OceanBase DataBase Architecture
OceanBase Database adopts a shared-nothing architecture, where each node is equal to each other. That is, each node has its own SQL engine, storage engine, and transaction engine, and runs on a cluster of ordinary PC servers. OceanBase Database provides core features such as high scalability, high availability, high performance, cost-effectiveness, and strong compatibility with mainstream databases.
Zone
A cluster of OceanBase database consists of several nodes. These nodes belong to several availability zones, and each node belongs to an availability zone. Availability zone is a logical concept. OceanBase uses zones to achieve high availability and disaster recovery features of data. Availability zones can be in different computer rooms, regions, etc., to achieve disaster recovery in different scenarios. OceanBase uses the strong consistency protocol Paxos to achieve high availability. Data under the same Paxos group is located in different availability zones.
Partition
In the OceanBase database, the data of a table can be horizontally split into multiple shards according to certain partitioning rules. Each shard is called a table partition, or Partition. Partition support includes hash, range, list and other types, and also supports secondary partitioning. For example, the order table in the transaction database can first be divided into several first-level partitions according to user ID, and then each first-level partition can be divided into several second-level partitions according to the month. For a second-level partition table, each sub-partition of the second level is a physical partition, while the first-level partition is just a logical concept. Several partitions of a table can be distributed on multiple nodes within an Availability Zone. Each physical partition has a storage layer object used to store data, called Tablet, which is used to store ordered data records.
Log Stream
When the user modifies the records in the Tablet, in order to ensure data persistence, the redo log (REDO) needs to be recorded to the Log Stream corresponding to the Tablet. One log stream corresponds to multiple Tablets on the node where it is located. Tablet uses a multi-replication mechanism to ensure high availability. Typically, replicas are spread across different Availability Zones. Among multiple replicas, only one replica accepts modification operations, which is called the leader, and the others are called followers. Data consistency between leader and follower replicas is achieved through a distributed consensus protocol based on Multi-Paxos. Multi-Paxos uses Log Stream to implement data replication. Tablets can be migrated between Log Streams to achieve load balancing of resources.
OBServer
A service process called observer runs on each node in the cluster. Each service is responsible for accessing partitioned data on its own node, and is also responsible for parsing and executing SQL statements routed to the node. These service processes communicate with each other through the TCP/IP protocol. At the same time, each service will listen for connection requests from external applications, establish connections and database sessions, and provide database services.
Multi-Tenant
In order to simplify the management of large-scale deployment of multiple business databases and reduce resource costs, OceanBase database provides multi-tenant features. Within an OceanBase cluster, multiple isolated database "instances" can be created, called a tenant. From an application perspective, each tenant is equivalent to an independent database instance. Each tenant can choose MySQL or Oracle compatibility mode. After the application is connected to the MySQL tenant, users and databases can be created under the tenant, and the experience is the same as using an independent MySQL instance. After a new cluster is initialized, there will be a special tenant named sys, called the system tenant. The system tenant stores the metadata of the cluster and it is in MySQL compatibility mode.

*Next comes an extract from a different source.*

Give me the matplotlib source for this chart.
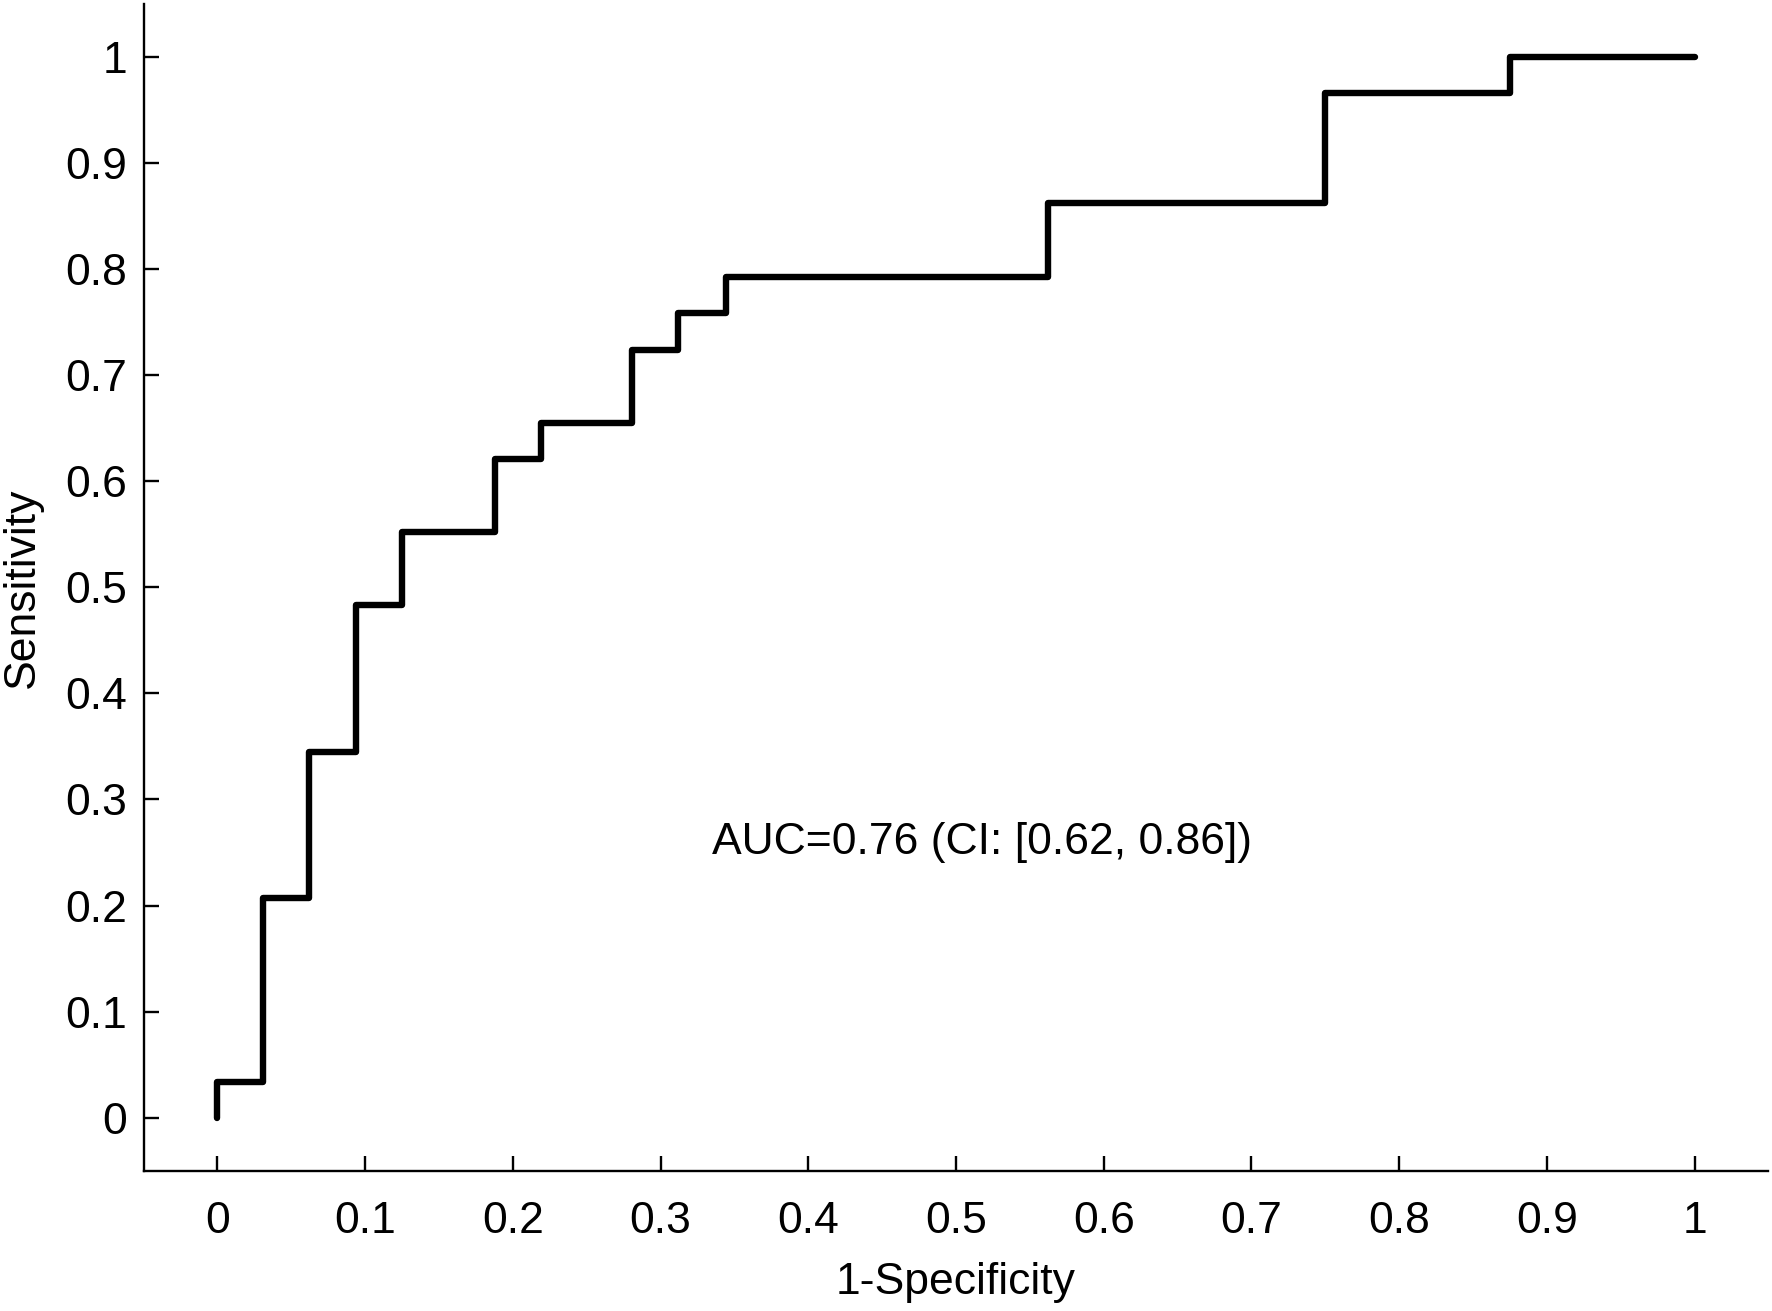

In addition to the system tenant and user tenant, OceanBase also has a tenant called Meta. Every time a user tenant is created, the system will automatically create a corresponding Meta tenant, whose life cycle is consistent with the user tenant. The Meta tenant is used to store and manage the cluster private data of user tenants. This data does not require cross-instance physical synchronization and physical backup and recovery. The data includes: configuration items, location information, replica information, log stream status, backup and recovery related information, merge information, etc.
Resource Unit
In order to isolate tenant resources, each observer process can have multiple virtual containers belonging to different tenants, called resource units. Resource units include CPU, memory and disk resources. Multiple resource units form a resource pool. Using the resource pool, you can specify which resource unit to use, how many resource units, and availability zones for resource distribution. When creating a tenant, specify the list of resource pools used to control the resources and data distribution locations used by the tenant.
obproxy
Applications usually do not directly establish a connection with OBServer, but connect to obproxy, and then obproxy forwards the SQL request to the appropriate OBServer node. obproxy will cache information related to data partitions and can route SQL requests to the most appropriate OBServer node. Obproxy is a stateless service. Multiple obproxy nodes can provide a unified network address to applications through network load balancing (SLB).